A year ago there was a confirmed sighting, and even film, of a wild wolf in the Netherlands for the first time in perhaps 150 years. It was hanging out near a farm, a few kilometres from the German border in the north-east of the country, looking bored. A couple of years previously a dead wolf was found 40 miles to the west, well inside the Netherlands, but the locals thought it was probably a hoax. Almost certainly it wasn’t. Wolves are doing well in western Europe — there have been plenty of sightings in neighbouring Belgium, for example. France, Italy, Switzerland, Portugal, Spain and Germany have reasonably healthy populations and there are a few score in Scandinavia, too. Mostly they are isolated packs, though, some of them the consequence of reintroductions (i.e. rewilding).

Nobody is terribly worried about any of this. Farmers get compensation for sheep predations and the rest of the population seem very happy to have these animals in their midst, because despite their fearsome reputation, there have been only eight fatal attacks upon humans in all of Europe and Russia combined in the last 50 years. Compare that to attacks by cows (74 deaths in 15 years in the UK alone). It is good news that the wolves are now spreading of their own volition. Perhaps those packs will be isolated no longer. Isolated packs run the risk of chronic inbreeding and deformities, which has happened in Michigan.

They still can’t get across the channel, though, despite Eurostar. They will need our help. I was thinking about this when I read Melissa Kite’s attack upon ‘rewilding’ in last week’s magazine, which seemed to suggest that the only animal allowed to exist in this country should be her bloody horse, clip-clop. I would have thought it ill behoves someone called Kite to complain about rewilding when so many of her kin have benefited from this process: Melissa’s family can be seen soaring above the Chilterns in one of the most successful rewilding operations ever undertaken in this country. It may well be that Melissa thinks they get in the way of her view of the planes descending into Heathrow, but most people seem to like them and they have provided a fillip to the tourist industry. Melissa’s other objections were predicated upon the supposition that proponents of rewilding are maniacal lefties and the allegation that conservation work on heathland has made the area less ‘nice’ for her and her horsey. Well, on the first point, sure — George Moonbat Monbiot is indeed a proponent of rewilding and almost everything he says about anything is wrong. But only almost. On this he is surely right.
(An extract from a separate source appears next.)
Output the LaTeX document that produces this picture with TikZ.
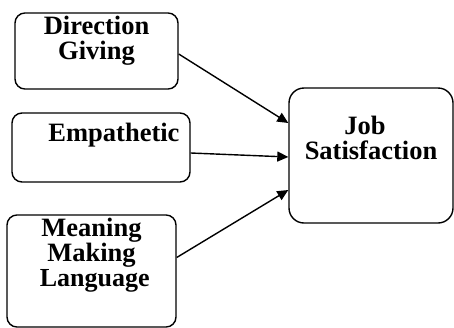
\documentclass[tikz,border=0pt]{standalone}
\usepackage{fontspec}
\setmainfont{Liberation Serif}
\usetikzlibrary{arrows.meta,positioning,shapes}

\begin{document}
\begin{tikzpicture}
[ x=1pt, y=-1pt,
		factor/.style={rectangle,rounded corners=10pt,draw,line width=1.4pt,align=center,font=\bfseries\fontsize{26.5}{25}\selectfont},
		outcome/.style={factor,rounded corners=15pt},
		arrowIn/.style={-{Triangle[length=11pt,width=10pt]},line width=1.4pt}]

	\useasboundingbox (0,0) rectangle (454,327);

	\node[factor,minimum width=163pt,minimum height=72pt] (direction giving) at (96.5,51) {Direction\\Giving\\[1pt]};
	\node[factor,minimum width=178pt,minimum height=69pt] (empathetic) at (101,147.5) {\hspace*{26pt}Empathetic\\[6pt]};
	\node[factor,minimum width=169pt,minimum height=108pt] (meaning making) at (91.5,271) {Meaning\\Making\\\fontsize{26}{26}\selectfont\ Language\\[12pt]};
	\node[outcome,minimum width=164pt,minimum height=135pt] (job satisfaction) at (371,155.5) {\hspace*{-12pt}Job\\Satisfaction\\[10pt]};

	\draw[arrowIn] ([yshift=-3pt]direction giving.east) -- ([yshift=32.5pt]job satisfaction.west);
	\draw[arrowIn] ([yshift=-5.5pt]empathetic.east) -- ([yshift=-1.5pt]job satisfaction.west);
	\draw[arrowIn] ([yshift=13.5pt]meaning making.east) -- ([yshift=-34.5pt]job satisfaction.west);
\end{tikzpicture}
\end{document}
Wolves are a very long way from being reintroduced to the UK, despite a number of encouraging studies, but I hope that one day soon we will do it. The countries with the largest populations of wolves — Russia and Kazakhstan, for example — allow them to be hunted: so their numbers will continue to dwindle. Call it a first-world luxury, if you like, but it is only in western Europe and the USA that wolves are afforded proper protection. Which is one reason why we should play our part, having exterminated the creatures from these shores more than 250 years ago. There are other reasons. Wolves would save farmers an awful lot of money in controlling red deer populations in Scotland and, furthermore, generate revenue from a tourist boom. People — other than Melissa — like looking at wild animals. I once paid what seemed at the time a small fortune to go wolf-trekking in Poland, most of the trip consisting of injunctions to sniff various animal turds in the rain. Hell, it beat Ayia Napa. But before the wolf, there is the Eurasian lynx; again, an animal recovering well in countries from which it was either completely or nearly wiped out (western Europe) but under threat elsewhere. Lynx are pussies; they don’t hurt nobody no how. One lynx will kill, on average, two sheep per year (in areas where there are lots of sheep): I think we can stretch to compensation payments for that, no? Or put them where there are no sheep. Imagine the tourist boom if there were lynx prowling the forests of, say, the North York Moors, 1,500 years after they left.

Already we have beavers back with us. There’s a Kent Wildlife Trust project on Romney Marsh where the absurd, toothy, bat-tailed critters are gnawing through trees and building their fatuous dams for no discernible purpose. There’s another official project in Knapdale in Scotland, just across the water from Jura, and an even more thriving unofficial colony on Tayside. Beavers are here again and have not noticeably discommoded Melissa and her horse. So, too, are wild boar — although officially they are still considered pests, for reasons which quite elude me.

And then there’s the pine marten. When I was 11 years old I saw a family of these creatures playing in the middle of a forest track near Applecross, in Scotland, at dusk. It was captivating. I have always loved these animals — they remind me a little bit of the talented and beautiful British actress Tara Fitzgerald, with their sharp chiselled features and bright little eyes. Extinct from England for more than a century, thanks largely to that bane of all British wildlife, the gamekeepers. As soon as I had resigned from the Labour party I transferred my 13 quid a month subs to the Vincent Wildlife Trust’s scheme to reintroduce the pine marten south of the border. Pine martens are both nicer than Corbyn and cleverer. And probably stand a better chance of winning the next general election.

It is a cliché that, pace Joni Mitchell, we don’t know what we’ve got till it’s gone. It is also true that we are mindful of animals only when they become so rare as to be on the verge of extinction. The others we too often consider — à la Melissa — an encumbrance. That, I would suggest, is a shortsighted approach. Rewild now.